The circuit is just a half-adder (it has 2 inputs A & B but no Carry bit in, and 2 outputs, the SUM of A & B, and a Carry bit out)
If you aren't familiar with circuit diagrams etc... the relays are in each of the red boxes. the magnet is the square, and the double-throw (relay) switches are shown in the "normal" or magnet-switched-off position. when the magnet is energised, the ganged (shown by the dotted line) switches (arrows) move together to the other contact (circle)
You can construct a truth table for each of the 4 states that the inputs can be, ie 00, 01, 10, 11
then you get an answer for the SUM output that says "when only one input is on, the output is on" i.e. an exclusive-or function.
you get an answer for the Carry which is when bits A and B are on, an AND function.
The rest is just bulbs and batteries stuff, The AND function for the carry is two switches in series which must both be on for the light to light,
and the EXclusive OR is rather like 2 way light switches, both switches have to be in opposite states for the light to come on.
when you start to think further down the line, the input switches can get replaced by relay contacts from a previous logic gate, and the lightbulbs can be relay coils for a later logic gate, which is how the system joins together.

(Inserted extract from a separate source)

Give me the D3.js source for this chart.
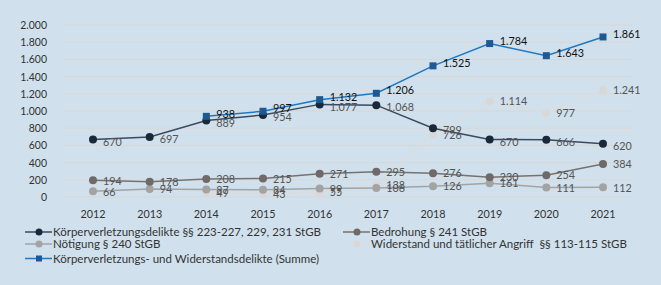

relay logic is dead easy on one level, because an AND just has contacts of each relay in series, an inclusive OR has them in parallel, an inverter has contacts that are closed when the relay in't energised, and open when it is.
The fun really starts when you add delays to relays with resistors & capacitors, and use bistable and current sensing ones. I was lucky, I had loads of them to play with when I was a kid, because my dad was a railway signalling engineer.